- _Source material_:
######
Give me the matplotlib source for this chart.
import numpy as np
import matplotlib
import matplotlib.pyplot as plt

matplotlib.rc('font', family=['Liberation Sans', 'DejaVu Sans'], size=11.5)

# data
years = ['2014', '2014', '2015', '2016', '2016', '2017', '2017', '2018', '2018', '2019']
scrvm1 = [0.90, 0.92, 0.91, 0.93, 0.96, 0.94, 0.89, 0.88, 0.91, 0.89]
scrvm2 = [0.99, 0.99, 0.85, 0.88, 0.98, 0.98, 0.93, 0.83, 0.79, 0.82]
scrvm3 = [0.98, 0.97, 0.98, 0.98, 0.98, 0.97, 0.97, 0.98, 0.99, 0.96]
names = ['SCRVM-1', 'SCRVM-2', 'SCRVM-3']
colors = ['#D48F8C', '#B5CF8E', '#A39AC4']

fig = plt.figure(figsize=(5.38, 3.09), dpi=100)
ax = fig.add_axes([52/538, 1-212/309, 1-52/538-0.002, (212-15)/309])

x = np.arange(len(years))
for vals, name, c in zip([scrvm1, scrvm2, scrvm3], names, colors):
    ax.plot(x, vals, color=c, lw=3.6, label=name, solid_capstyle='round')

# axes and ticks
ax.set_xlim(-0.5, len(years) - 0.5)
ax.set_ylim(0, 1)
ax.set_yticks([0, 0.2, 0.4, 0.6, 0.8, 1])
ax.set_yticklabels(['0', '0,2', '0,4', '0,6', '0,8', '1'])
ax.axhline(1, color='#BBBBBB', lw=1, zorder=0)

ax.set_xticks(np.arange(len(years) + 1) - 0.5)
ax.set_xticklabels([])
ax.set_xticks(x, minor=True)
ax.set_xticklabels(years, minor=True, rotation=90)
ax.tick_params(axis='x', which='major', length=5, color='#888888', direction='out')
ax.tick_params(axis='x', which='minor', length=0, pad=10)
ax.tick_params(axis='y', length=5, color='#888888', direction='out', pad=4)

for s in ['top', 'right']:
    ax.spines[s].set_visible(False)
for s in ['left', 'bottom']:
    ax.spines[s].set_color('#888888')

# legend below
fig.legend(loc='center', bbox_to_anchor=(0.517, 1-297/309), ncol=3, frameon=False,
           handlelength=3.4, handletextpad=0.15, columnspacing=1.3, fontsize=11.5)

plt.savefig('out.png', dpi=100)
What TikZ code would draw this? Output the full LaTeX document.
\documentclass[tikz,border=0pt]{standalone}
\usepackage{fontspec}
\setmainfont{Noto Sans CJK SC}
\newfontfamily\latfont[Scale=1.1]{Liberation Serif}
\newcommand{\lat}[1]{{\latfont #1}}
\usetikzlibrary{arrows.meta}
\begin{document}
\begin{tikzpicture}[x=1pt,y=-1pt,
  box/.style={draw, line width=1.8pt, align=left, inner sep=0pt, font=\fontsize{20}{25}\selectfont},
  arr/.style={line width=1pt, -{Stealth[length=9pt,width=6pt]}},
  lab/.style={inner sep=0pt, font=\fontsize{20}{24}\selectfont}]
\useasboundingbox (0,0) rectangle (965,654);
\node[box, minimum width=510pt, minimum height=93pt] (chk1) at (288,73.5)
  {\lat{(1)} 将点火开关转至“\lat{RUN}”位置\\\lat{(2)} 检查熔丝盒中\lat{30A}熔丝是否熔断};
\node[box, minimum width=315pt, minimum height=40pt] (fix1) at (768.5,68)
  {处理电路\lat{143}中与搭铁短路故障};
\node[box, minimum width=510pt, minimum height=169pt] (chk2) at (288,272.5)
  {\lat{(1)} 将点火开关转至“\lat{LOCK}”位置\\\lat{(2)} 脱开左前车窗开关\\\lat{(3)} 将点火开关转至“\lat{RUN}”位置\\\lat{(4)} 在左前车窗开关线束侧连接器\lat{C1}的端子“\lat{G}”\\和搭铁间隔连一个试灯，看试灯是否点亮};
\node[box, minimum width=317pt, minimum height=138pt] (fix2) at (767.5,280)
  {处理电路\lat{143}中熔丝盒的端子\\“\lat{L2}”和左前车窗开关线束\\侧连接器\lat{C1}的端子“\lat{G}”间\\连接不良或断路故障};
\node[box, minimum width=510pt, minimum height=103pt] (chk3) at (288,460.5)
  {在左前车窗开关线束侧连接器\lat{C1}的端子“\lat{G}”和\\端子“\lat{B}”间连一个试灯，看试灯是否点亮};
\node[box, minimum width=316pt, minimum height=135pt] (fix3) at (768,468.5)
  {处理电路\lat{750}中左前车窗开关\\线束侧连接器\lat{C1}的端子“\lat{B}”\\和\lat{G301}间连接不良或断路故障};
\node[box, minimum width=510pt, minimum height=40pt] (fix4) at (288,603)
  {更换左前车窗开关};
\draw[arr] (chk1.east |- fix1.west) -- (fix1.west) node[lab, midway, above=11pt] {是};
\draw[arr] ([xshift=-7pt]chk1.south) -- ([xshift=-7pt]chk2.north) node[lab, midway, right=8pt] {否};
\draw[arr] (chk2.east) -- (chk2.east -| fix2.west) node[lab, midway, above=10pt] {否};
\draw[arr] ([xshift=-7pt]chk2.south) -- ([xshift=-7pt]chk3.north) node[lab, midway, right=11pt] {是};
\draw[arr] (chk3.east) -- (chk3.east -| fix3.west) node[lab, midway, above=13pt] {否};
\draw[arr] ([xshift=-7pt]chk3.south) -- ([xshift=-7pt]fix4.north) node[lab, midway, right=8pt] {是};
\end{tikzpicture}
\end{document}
######
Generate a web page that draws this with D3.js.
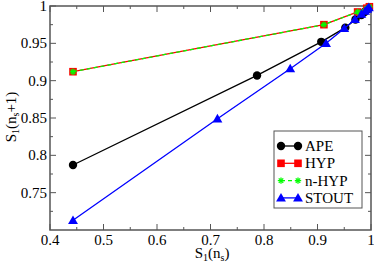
######
- _Exercise_: From the records above, repeat exactly the lines from the one with "Give me the matplotlib source for this chart." through the one with "ax.spines[s].set_color('#888888')", both included.

- _The solution_:
Give me the matplotlib source for this chart.
import numpy as np
import matplotlib
import matplotlib.pyplot as plt

matplotlib.rc('font', family=['Liberation Sans', 'DejaVu Sans'], size=11.5)

# data
years = ['2014', '2014', '2015', '2016', '2016', '2017', '2017', '2018', '2018', '2019']
scrvm1 = [0.90, 0.92, 0.91, 0.93, 0.96, 0.94, 0.89, 0.88, 0.91, 0.89]
scrvm2 = [0.99, 0.99, 0.85, 0.88, 0.98, 0.98, 0.93, 0.83, 0.79, 0.82]
scrvm3 = [0.98, 0.97, 0.98, 0.98, 0.98, 0.97, 0.97, 0.98, 0.99, 0.96]
names = ['SCRVM-1', 'SCRVM-2', 'SCRVM-3']
colors = ['#D48F8C', '#B5CF8E', '#A39AC4']

fig = plt.figure(figsize=(5.38, 3.09), dpi=100)
ax = fig.add_axes([52/538, 1-212/309, 1-52/538-0.002, (212-15)/309])

x = np.arange(len(years))
for vals, name, c in zip([scrvm1, scrvm2, scrvm3], names, colors):
    ax.plot(x, vals, color=c, lw=3.6, label=name, solid_capstyle='round')

# axes and ticks
ax.set_xlim(-0.5, len(years) - 0.5)
ax.set_ylim(0, 1)
ax.set_yticks([0, 0.2, 0.4, 0.6, 0.8, 1])
ax.set_yticklabels(['0', '0,2', '0,4', '0,6', '0,8', '1'])
ax.axhline(1, color='#BBBBBB', lw=1, zorder=0)

ax.set_xticks(np.arange(len(years) + 1) - 0.5)
ax.set_xticklabels([])
ax.set_xticks(x, minor=True)
ax.set_xticklabels(years, minor=True, rotation=90)
ax.tick_params(axis='x', which='major', length=5, color='#888888', direction='out')
ax.tick_params(axis='x', which='minor', length=0, pad=10)
ax.tick_params(axis='y', length=5, color='#888888', direction='out', pad=4)

for s in ['top', 'right']:
    ax.spines[s].set_visible(False)
for s in ['left', 'bottom']:
    ax.spines[s].set_color('#888888')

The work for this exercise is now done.